**What you need to do**
Each entry below is to be written out exactly, and the pictures are to be left out.

(Rows from a dataset of charts and code)
—————

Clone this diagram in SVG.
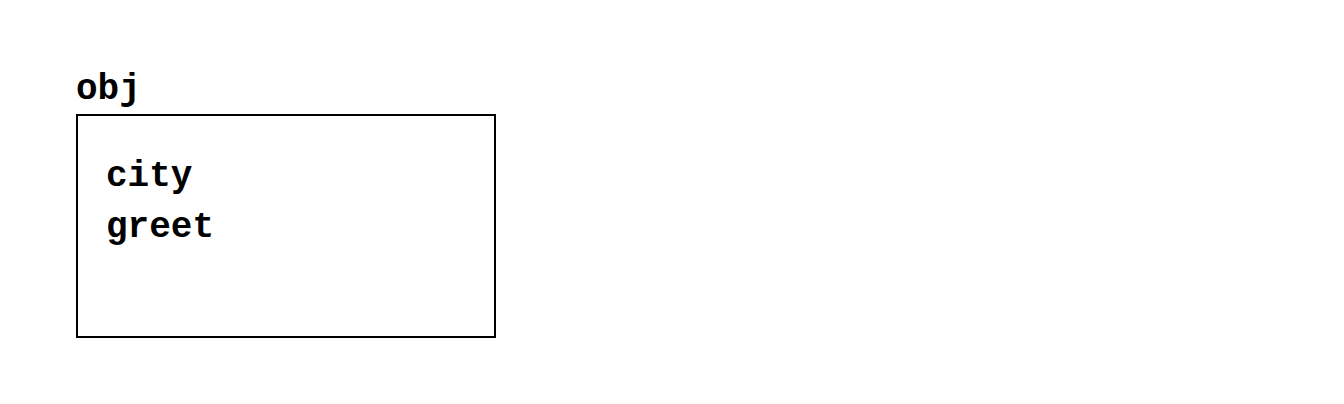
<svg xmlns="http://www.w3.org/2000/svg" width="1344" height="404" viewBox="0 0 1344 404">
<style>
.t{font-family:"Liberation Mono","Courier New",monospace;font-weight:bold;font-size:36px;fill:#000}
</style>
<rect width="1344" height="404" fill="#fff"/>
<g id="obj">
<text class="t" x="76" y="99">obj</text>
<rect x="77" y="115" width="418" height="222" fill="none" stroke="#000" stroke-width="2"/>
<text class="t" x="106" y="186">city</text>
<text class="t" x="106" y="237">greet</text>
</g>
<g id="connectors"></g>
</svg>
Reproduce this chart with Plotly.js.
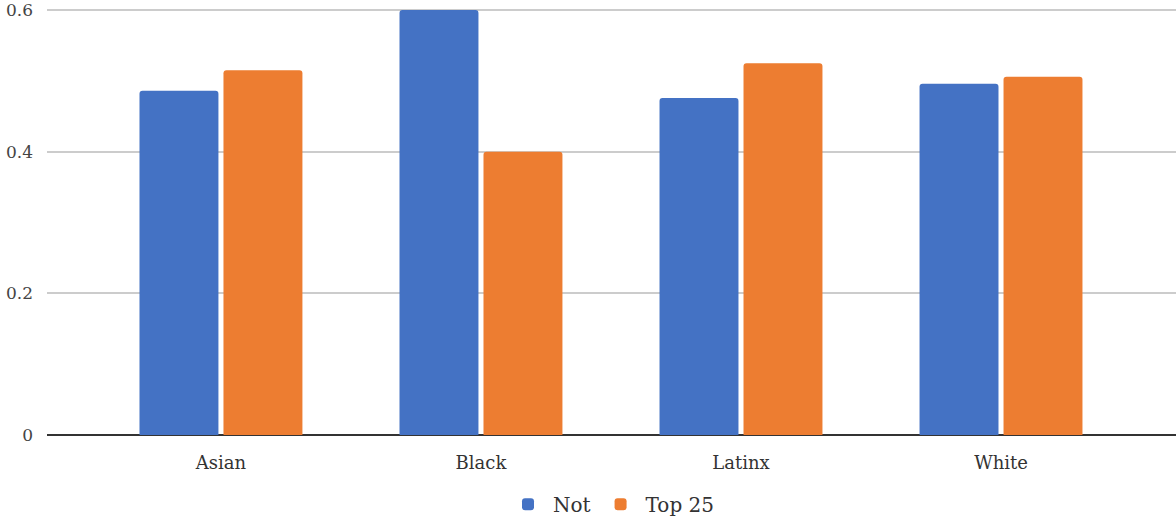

—————

**Response**
Clone this diagram in SVG.
<svg xmlns="http://www.w3.org/2000/svg" width="1344" height="404" viewBox="0 0 1344 404">
<style>
.t{font-family:"Liberation Mono","Courier New",monospace;font-weight:bold;font-size:36px;fill:#000}
</style>
<rect width="1344" height="404" fill="#fff"/>
<g id="obj">
<text class="t" x="76" y="99">obj</text>
<rect x="77" y="115" width="418" height="222" fill="none" stroke="#000" stroke-width="2"/>
<text class="t" x="106" y="186">city</text>
<text class="t" x="106" y="237">greet</text>
</g>
<g id="connectors"></g>
</svg>
Reproduce this chart with Plotly.js.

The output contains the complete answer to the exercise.